## Your objective:
Leave out the pictures, and write out exactly the lines from the beginning of the material to the line holding "annotation_clip=False)", that line included, and nothing else.

## Data:
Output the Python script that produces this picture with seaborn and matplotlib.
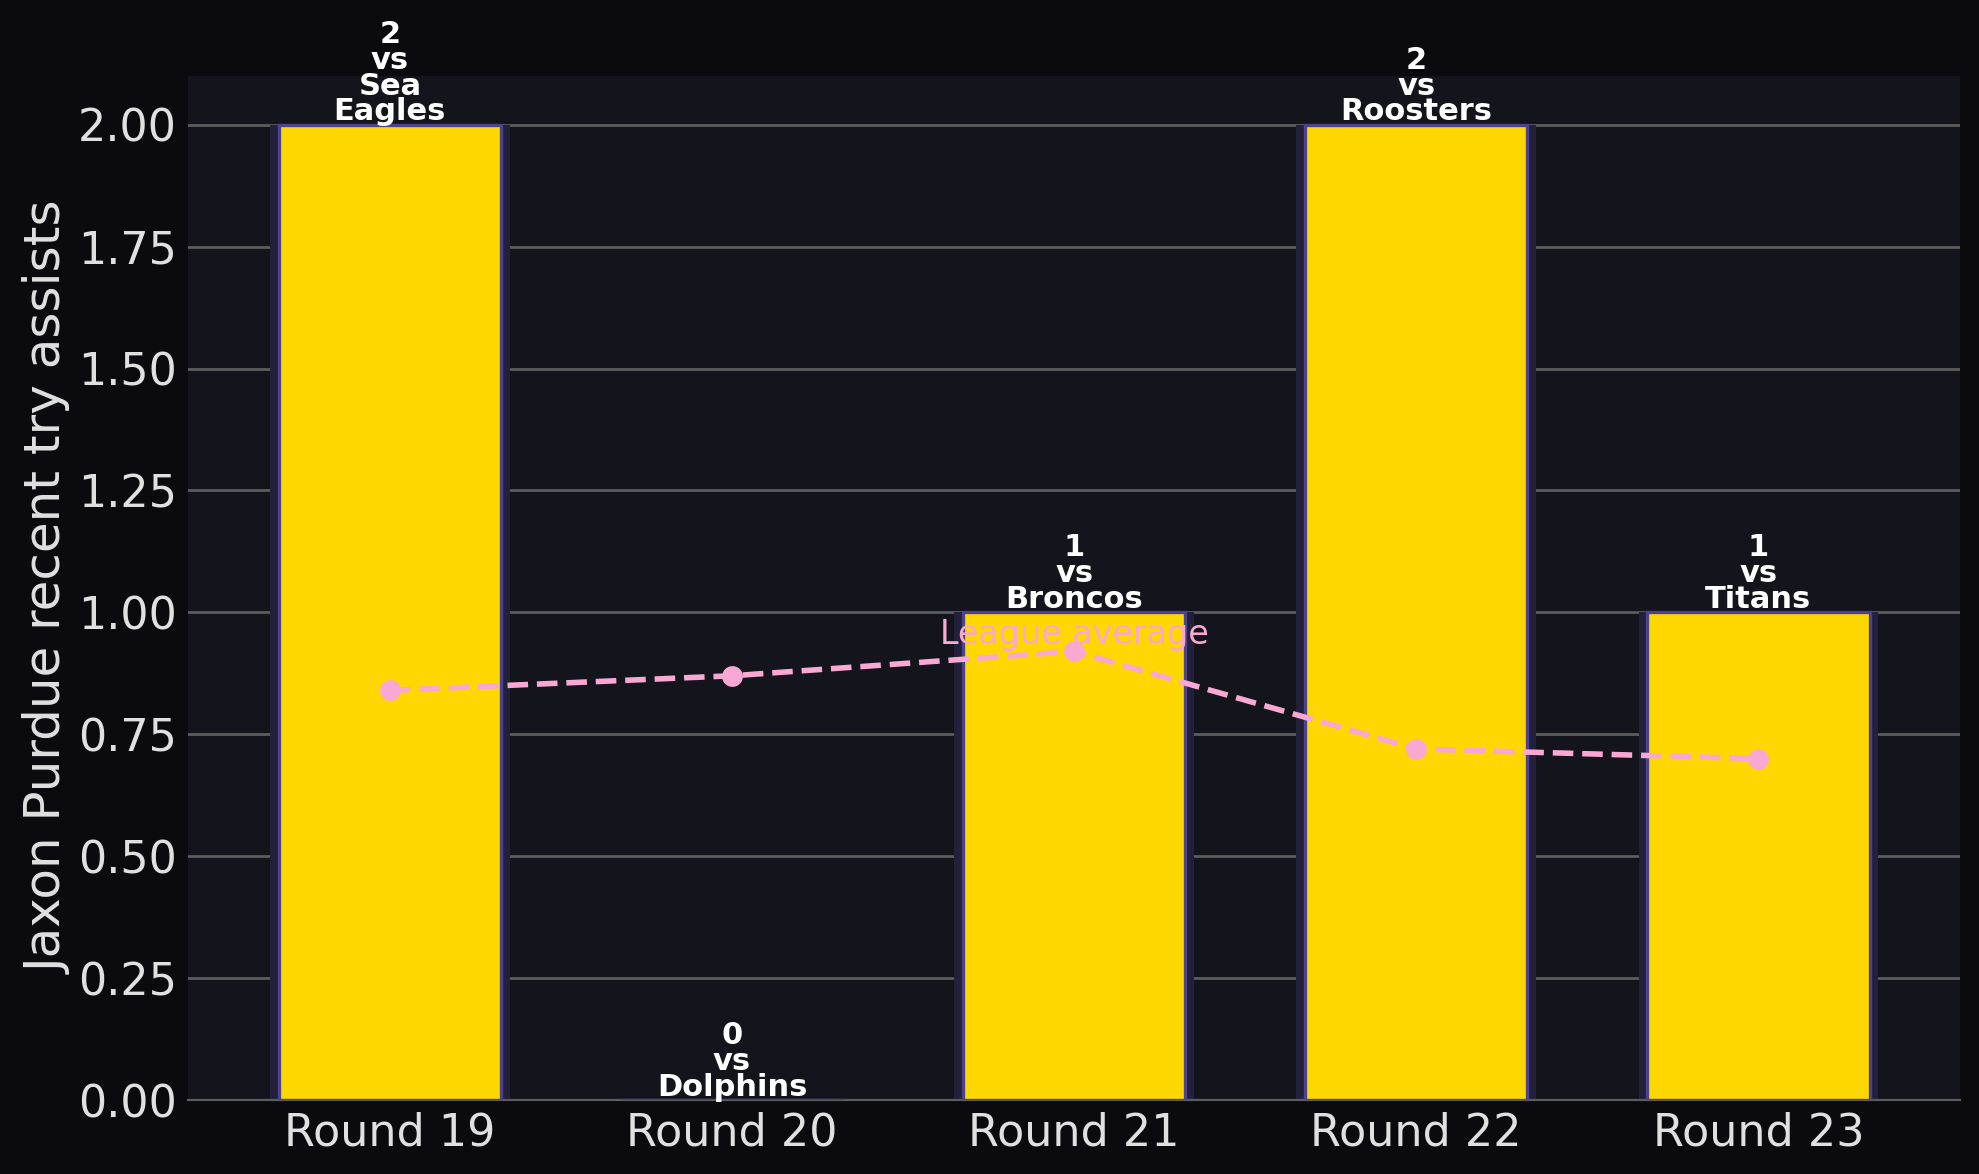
import matplotlib
matplotlib.use("Agg")
import matplotlib.pyplot as plt
import seaborn as sns
import pandas as pd

# data
rounds = ["Round 19", "Round 20", "Round 21", "Round 22", "Round 23"]
opponents = ["Sea Eagles", "Dolphins", "Broncos", "Roosters", "Titans"]
assists = [2, 0, 1, 2, 1]
league_avg = [0.84, 0.87, 0.92, 0.72, 0.70]

df = pd.DataFrame({"round": rounds, "opp": opponents, "assists": assists, "avg": league_avg})

fig_bg = "#0b0b0f"
ax_bg = "#13141c"
text_col = "#e0e0e0"

sns.set_style("dark")
plt.rcParams["font.family"] = ["DejaVu Sans"]

fig = plt.figure(figsize=(9.895, 5.87), dpi=200, facecolor=fig_bg)
ax = fig.add_axes([0.095, 0.063, 0.8955, 0.8723])
ax.set_facecolor(ax_bg)

# soft wider bar behind each bar
sns.barplot(data=df, x="round", y="assists", color="#22203a", width=0.70,
            saturation=1, edgecolor="none", ax=ax, zorder=2)
sns.barplot(data=df, x="round", y="assists", color="#FFD700", width=0.65,
            saturation=1, edgecolor="#4b4290", linewidth=1.2, ax=ax, zorder=3)

sns.lineplot(data=df, x="round", y="avg", color="#f9a8d4", linestyle="--",
             linewidth=2.0, marker="o", markersize=7.5, markeredgewidth=0,
             ax=ax, zorder=4)

ax.text(2, league_avg[2], "League average", color="#f9a8d4", fontsize=12,
        ha="center", va="bottom", zorder=5)

for i, (v, opp) in enumerate(zip(assists, opponents)):
    label = f"{v}\nvs\n" + opp.replace(" ", "\n")
    ax.annotate(label, (i, v), xytext=(0, -0.6), textcoords="offset points",
                ha="center", va="bottom", color="white", fontsize=11,
                fontweight="bold", linespacing=0.86, zorder=6,
                annotation_clip=False)

ax.set_xlim(-0.59, 4.59)
ax.set_ylim(0, 2.1)
ax.set_yticks([0, 0.25, 0.5, 0.75, 1.0, 1.25, 1.5, 1.75, 2.0])
ax.yaxis.set_major_formatter(matplotlib.ticker.FormatStrFormatter("%.2f"))
ax.grid(axis="y", color="#5c5c5c", linewidth=1.0, zorder=0)
ax.grid(axis="x", visible=False)
ax.set_axisbelow(True)
for s in ["top", "right", "left"]:
    ax.spines[s].set_visible(False)
ax.spines["bottom"].set_color("#5c5c5c")
ax.tick_params(colors=text_col, labelsize=16, length=0, pad=4)
ax.set_xlabel("")
ax.set_ylabel("Jaxon Purdue recent try assists", color=text_col, fontsize=18,
              labelpad=2)

fig.savefig("out.png", dpi=200, facecolor=fig_bg)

## Output below:
Output the Python script that produces this picture with seaborn and matplotlib.
import matplotlib
matplotlib.use("Agg")
import matplotlib.pyplot as plt
import seaborn as sns
import pandas as pd

# data
rounds = ["Round 19", "Round 20", "Round 21", "Round 22", "Round 23"]
opponents = ["Sea Eagles", "Dolphins", "Broncos", "Roosters", "Titans"]
assists = [2, 0, 1, 2, 1]
league_avg = [0.84, 0.87, 0.92, 0.72, 0.70]

df = pd.DataFrame({"round": rounds, "opp": opponents, "assists": assists, "avg": league_avg})

fig_bg = "#0b0b0f"
ax_bg = "#13141c"
text_col = "#e0e0e0"

sns.set_style("dark")
plt.rcParams["font.family"] = ["DejaVu Sans"]

fig = plt.figure(figsize=(9.895, 5.87), dpi=200, facecolor=fig_bg)
ax = fig.add_axes([0.095, 0.063, 0.8955, 0.8723])
ax.set_facecolor(ax_bg)

# soft wider bar behind each bar
sns.barplot(data=df, x="round", y="assists", color="#22203a", width=0.70,
            saturation=1, edgecolor="none", ax=ax, zorder=2)
sns.barplot(data=df, x="round", y="assists", color="#FFD700", width=0.65,
            saturation=1, edgecolor="#4b4290", linewidth=1.2, ax=ax, zorder=3)

sns.lineplot(data=df, x="round", y="avg", color="#f9a8d4", linestyle="--",
             linewidth=2.0, marker="o", markersize=7.5, markeredgewidth=0,
             ax=ax, zorder=4)

ax.text(2, league_avg[2], "League average", color="#f9a8d4", fontsize=12,
        ha="center", va="bottom", zorder=5)

for i, (v, opp) in enumerate(zip(assists, opponents)):
    label = f"{v}\nvs\n" + opp.replace(" ", "\n")
    ax.annotate(label, (i, v), xytext=(0, -0.6), textcoords="offset points",
                ha="center", va="bottom", color="white", fontsize=11,
                fontweight="bold", linespacing=0.86, zorder=6,
                annotation_clip=False)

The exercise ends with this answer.